• Task statement: Print word for word the first line of the listing below and every line after it, through the line with "const hfPBE0 = [0, 10, 25, 40];". Leave out the pictures and the rest.
— Begin Source data —
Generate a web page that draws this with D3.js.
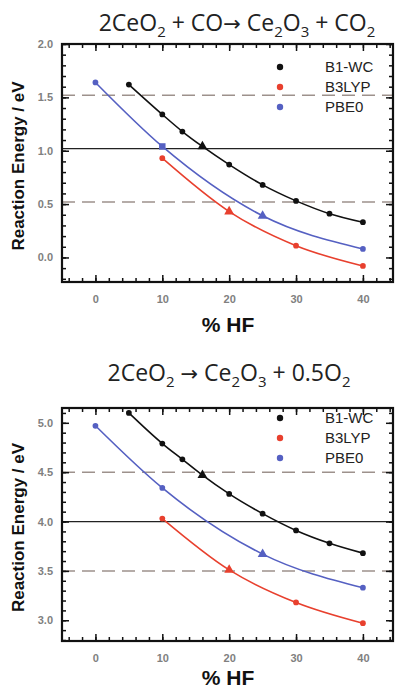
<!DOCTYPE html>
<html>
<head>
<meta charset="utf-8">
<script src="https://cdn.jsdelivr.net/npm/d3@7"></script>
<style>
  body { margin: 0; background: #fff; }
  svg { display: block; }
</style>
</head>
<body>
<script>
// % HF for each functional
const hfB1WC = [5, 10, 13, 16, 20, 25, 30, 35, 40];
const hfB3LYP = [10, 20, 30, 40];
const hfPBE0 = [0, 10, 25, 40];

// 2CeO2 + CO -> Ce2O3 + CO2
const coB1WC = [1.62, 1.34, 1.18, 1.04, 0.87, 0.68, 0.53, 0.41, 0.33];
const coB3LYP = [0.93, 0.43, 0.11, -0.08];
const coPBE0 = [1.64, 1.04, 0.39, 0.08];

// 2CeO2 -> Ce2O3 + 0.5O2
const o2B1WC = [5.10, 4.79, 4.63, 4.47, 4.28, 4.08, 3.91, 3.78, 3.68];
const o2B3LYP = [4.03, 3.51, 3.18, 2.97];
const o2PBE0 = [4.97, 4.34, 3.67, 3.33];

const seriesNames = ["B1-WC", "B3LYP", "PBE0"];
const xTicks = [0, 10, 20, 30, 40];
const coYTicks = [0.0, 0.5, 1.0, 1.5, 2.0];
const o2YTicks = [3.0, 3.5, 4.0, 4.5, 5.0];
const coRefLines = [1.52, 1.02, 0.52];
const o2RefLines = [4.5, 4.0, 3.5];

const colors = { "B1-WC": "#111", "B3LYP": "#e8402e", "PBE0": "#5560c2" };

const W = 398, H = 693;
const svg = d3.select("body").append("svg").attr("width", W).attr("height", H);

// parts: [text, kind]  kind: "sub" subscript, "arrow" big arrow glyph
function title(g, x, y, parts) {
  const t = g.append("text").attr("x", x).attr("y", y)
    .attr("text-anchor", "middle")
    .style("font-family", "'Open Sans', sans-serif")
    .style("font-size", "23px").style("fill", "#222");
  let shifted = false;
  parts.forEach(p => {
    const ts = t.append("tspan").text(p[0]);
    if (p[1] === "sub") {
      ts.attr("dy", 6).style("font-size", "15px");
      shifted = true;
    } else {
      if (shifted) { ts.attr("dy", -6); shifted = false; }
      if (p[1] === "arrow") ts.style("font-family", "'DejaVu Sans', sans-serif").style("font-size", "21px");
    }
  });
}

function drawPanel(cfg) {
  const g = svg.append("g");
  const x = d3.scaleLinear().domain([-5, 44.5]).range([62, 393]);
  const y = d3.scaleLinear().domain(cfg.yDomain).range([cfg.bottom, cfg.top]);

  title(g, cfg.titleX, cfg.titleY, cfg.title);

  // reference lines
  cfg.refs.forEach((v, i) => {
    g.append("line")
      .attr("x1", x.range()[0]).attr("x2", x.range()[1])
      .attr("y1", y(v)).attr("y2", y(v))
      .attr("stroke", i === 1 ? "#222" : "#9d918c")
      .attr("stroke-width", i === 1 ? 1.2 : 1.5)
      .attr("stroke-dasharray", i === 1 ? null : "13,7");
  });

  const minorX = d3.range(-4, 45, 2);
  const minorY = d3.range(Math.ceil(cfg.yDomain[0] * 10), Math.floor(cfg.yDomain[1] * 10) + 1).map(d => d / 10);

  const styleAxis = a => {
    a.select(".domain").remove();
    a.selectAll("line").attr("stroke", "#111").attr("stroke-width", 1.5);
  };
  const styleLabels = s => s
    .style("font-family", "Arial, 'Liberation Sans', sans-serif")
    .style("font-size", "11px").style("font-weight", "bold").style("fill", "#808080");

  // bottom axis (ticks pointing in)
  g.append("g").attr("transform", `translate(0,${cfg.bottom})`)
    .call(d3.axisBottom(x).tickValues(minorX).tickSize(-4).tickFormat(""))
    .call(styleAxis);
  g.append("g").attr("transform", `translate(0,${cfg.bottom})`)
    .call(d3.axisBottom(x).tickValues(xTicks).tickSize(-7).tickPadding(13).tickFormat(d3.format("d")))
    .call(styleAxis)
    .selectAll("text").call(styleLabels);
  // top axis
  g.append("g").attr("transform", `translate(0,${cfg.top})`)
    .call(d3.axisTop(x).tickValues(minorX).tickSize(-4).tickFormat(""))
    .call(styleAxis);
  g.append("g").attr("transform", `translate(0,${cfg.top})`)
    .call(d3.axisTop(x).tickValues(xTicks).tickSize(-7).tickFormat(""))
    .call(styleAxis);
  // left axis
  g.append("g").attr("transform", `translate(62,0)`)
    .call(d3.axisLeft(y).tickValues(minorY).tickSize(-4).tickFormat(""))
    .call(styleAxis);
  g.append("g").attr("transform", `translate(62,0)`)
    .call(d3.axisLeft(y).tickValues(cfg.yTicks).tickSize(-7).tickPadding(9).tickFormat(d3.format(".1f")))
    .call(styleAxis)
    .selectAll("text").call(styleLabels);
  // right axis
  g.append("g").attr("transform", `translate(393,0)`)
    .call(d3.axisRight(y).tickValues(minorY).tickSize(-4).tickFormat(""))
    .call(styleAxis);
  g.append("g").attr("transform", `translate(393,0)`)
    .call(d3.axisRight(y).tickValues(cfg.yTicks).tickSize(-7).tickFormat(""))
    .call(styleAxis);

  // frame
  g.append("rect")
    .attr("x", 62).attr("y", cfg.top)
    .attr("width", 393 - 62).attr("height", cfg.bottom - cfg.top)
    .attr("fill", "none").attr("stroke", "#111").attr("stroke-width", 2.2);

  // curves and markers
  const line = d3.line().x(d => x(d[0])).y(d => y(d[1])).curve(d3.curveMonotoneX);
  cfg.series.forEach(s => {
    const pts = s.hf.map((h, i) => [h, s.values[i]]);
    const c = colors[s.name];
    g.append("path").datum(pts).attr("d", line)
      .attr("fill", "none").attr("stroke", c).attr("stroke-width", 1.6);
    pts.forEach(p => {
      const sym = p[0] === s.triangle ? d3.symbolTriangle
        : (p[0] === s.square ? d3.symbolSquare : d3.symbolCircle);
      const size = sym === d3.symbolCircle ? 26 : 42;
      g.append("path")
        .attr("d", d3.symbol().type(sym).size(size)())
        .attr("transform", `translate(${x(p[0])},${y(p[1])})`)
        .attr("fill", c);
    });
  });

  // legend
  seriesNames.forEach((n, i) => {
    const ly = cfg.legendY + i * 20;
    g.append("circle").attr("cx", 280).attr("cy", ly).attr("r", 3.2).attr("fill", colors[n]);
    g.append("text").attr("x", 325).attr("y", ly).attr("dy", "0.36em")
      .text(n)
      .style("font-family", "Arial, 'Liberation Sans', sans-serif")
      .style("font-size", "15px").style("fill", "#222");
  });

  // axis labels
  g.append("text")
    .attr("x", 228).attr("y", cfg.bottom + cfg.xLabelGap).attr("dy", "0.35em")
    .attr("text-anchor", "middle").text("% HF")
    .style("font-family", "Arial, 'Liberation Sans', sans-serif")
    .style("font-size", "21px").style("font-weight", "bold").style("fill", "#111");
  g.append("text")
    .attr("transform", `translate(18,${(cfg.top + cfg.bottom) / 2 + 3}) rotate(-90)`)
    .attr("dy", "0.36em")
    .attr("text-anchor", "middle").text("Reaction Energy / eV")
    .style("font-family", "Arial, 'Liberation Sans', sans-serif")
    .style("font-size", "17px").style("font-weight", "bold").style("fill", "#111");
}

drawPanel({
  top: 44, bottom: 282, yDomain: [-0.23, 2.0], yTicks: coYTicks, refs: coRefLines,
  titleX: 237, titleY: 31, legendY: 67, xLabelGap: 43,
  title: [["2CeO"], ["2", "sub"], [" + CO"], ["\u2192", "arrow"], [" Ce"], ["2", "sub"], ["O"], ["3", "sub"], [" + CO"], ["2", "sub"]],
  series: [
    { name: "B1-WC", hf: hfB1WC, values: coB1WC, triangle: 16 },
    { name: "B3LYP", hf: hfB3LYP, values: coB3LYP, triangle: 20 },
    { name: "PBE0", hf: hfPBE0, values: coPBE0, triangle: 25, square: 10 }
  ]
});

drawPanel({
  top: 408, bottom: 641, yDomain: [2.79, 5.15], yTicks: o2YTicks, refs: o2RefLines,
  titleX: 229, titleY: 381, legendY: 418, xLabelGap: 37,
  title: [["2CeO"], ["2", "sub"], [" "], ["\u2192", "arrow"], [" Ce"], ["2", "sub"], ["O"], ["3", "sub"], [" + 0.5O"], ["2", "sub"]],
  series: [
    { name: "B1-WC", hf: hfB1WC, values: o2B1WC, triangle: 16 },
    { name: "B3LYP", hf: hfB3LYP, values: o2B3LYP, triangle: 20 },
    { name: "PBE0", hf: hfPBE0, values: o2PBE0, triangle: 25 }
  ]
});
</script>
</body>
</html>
— End Source data —
• Full response:
Generate a web page that draws this with D3.js.
<!DOCTYPE html>
<html>
<head>
<meta charset="utf-8">
<script src="https://cdn.jsdelivr.net/npm/d3@7"></script>
<style>
  body { margin: 0; background: #fff; }
  svg { display: block; }
</style>
</head>
<body>
<script>
// % HF for each functional
const hfB1WC = [5, 10, 13, 16, 20, 25, 30, 35, 40];
const hfB3LYP = [10, 20, 30, 40];
const hfPBE0 = [0, 10, 25, 40];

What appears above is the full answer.